WHAT THE EXERCISE ASKS :: Copy out each line below that has the word "this" in it.

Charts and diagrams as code
— BEGIN —

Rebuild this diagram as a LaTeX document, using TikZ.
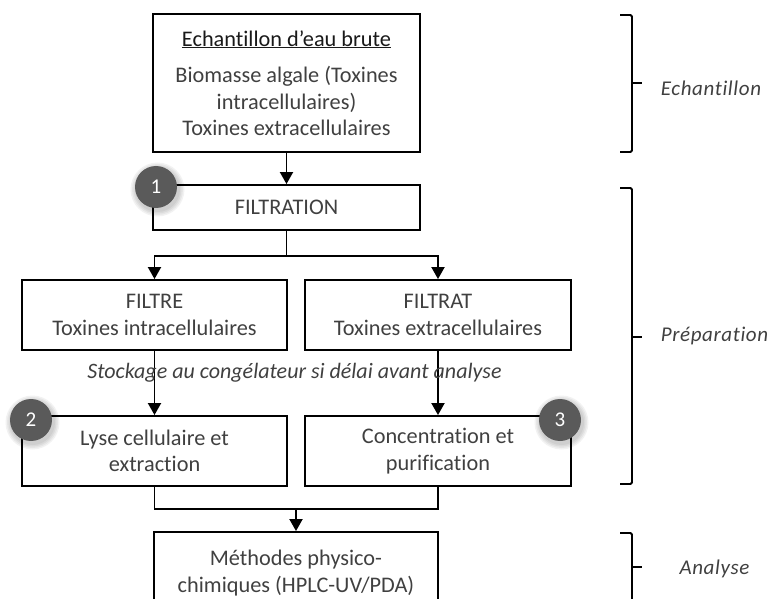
\documentclass[tikz,border=0pt]{standalone}
\usepackage{fontspec}
\setmainfont{Carlito}[RawFeature=-liga]
\newfontfamily\sidefont{Carlito}[LetterSpace=3,RawFeature=-liga]
\usetikzlibrary{arrows.meta}
\definecolor{ink}{HTML}{404040}
\definecolor{badgegray}{HTML}{5A5A5A}
\begin{document}
\begin{tikzpicture}[x=1pt,y=-1pt,
  box/.style={draw=black, line width=1.9pt, rectangle, align=center, inner sep=0pt,
    text=ink, font=\fontsize{22.3}{26.5}\selectfont},
  link/.style={line width=1.9pt},
  arrow/.style={link, -{Triangle[length=12pt,width=13pt]}},
  badge/.style={circle, fill=badgegray, text=white, minimum size=42pt, inner sep=0pt,
    font=\fontsize{21}{21}\selectfont},
  brace/.style={line width=1.8pt, rounded corners=1.5pt},
  phase/.style={text=ink, font=\fontsize{21}{21}\sidefont\itshape},
  note/.style={text=ink, font=\fontsize{22}{22}\selectfont\itshape}
]
\useasboundingbox (0,0) rectangle (769,599);
\clip (0,0) rectangle (769,599);

% process boxes
\node[box, minimum width=267pt, minimum height=138pt] (top) at (286.5,83)
  {{\color{black!90}\underline{Echantillon d’eau brute}}\\[10pt]
   Biomasse algale (Toxines\\ intracellulaires)\\ Toxines extracellulaires};
\node[box, minimum width=267pt, minimum height=45pt] (filt) at (286.5,207.5) {FILTRATION};
\node[box, minimum width=265pt, minimum height=70pt] (filtre) at (154.5,315)
  {FILTRE\\ Toxines intracellulaires};
\node[box, minimum width=266pt, minimum height=70pt] (filtrat) at (438,315)
  {FILTRAT\\ Toxines extracellulaires};
\node[box, minimum width=265pt, minimum height=70pt] (lyse) at (154.5,451)
  {Lyse cellulaire et\\ extraction};
\node[box, minimum width=266pt, minimum height=70pt] (conc) at (438,451)
  {Concentration et\\ purification};
\node[box, minimum width=284pt, minimum height=82pt] (meth) at (296,573)
  {Méthodes physico-\\ chimiques (HPLC-UV/PDA)};

% connectors
\draw[arrow] (top) -- (filt);
\draw[link] (filt.south) -- ++(0,25) coordinate (fork);
\draw[arrow] (fork) -| (filtre.north);
\draw[arrow] (fork) -| (filtrat.north);
\draw[arrow] (filtre) -- (lyse);
\draw[arrow] (filtrat) -- (conc);
\coordinate (join) at (296,509);
\draw[link] (lyse.south) |- (join) -| (conc.south);
\draw[arrow] (join) -- (meth.north);

\node[note] (store) at (294.5,373) {Stockage au congélateur si délai avant analyse};

% numbered step badges with soft shadows
\foreach \cx/\cy in {156/187, 31/420, 560/420}{
  \foreach \r in {27,25.5,24,22.5}
    \fill[black, opacity=0.05] (\cx+1.5,\cy+2.5) circle (\r pt);
}
\node[badge] (b1) at (156,187) {1};
\node[badge] (b2) at (31,420) {2};
\node[badge] (b3) at (560,420) {3};

% phase braces
\draw[brace] (620,15) -- (632,15) -- (632,152) -- (620,152);
\draw[brace] (632,83) coordinate (t1) -- (642,83);
\draw[brace] (620,188) -- (632,188) -- (632,484) -- (620,484);
\draw[brace] (632,337) coordinate (t2) -- (642,337);
\draw[brace] (620,533) -- (632,533) -- (632,615);
\draw[brace] (632,567) coordinate (t3) -- (642,567);

\node[phase] (p1) at (711,88) {Echantillon};
\node[phase] (p2) at (714.5,336) {Préparation};
\node[phase] (p3) at (714.5,569) {Analyse};
\end{tikzpicture}
\end{document}
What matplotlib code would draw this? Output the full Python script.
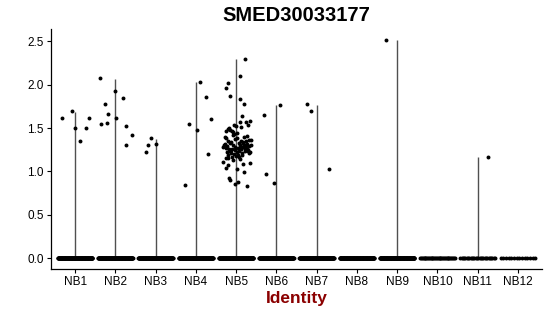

— END —

SOLUTION TO THE PROBLEM ::
Rebuild this diagram as a LaTeX document, using TikZ.
What matplotlib code would draw this? Output the full Python script.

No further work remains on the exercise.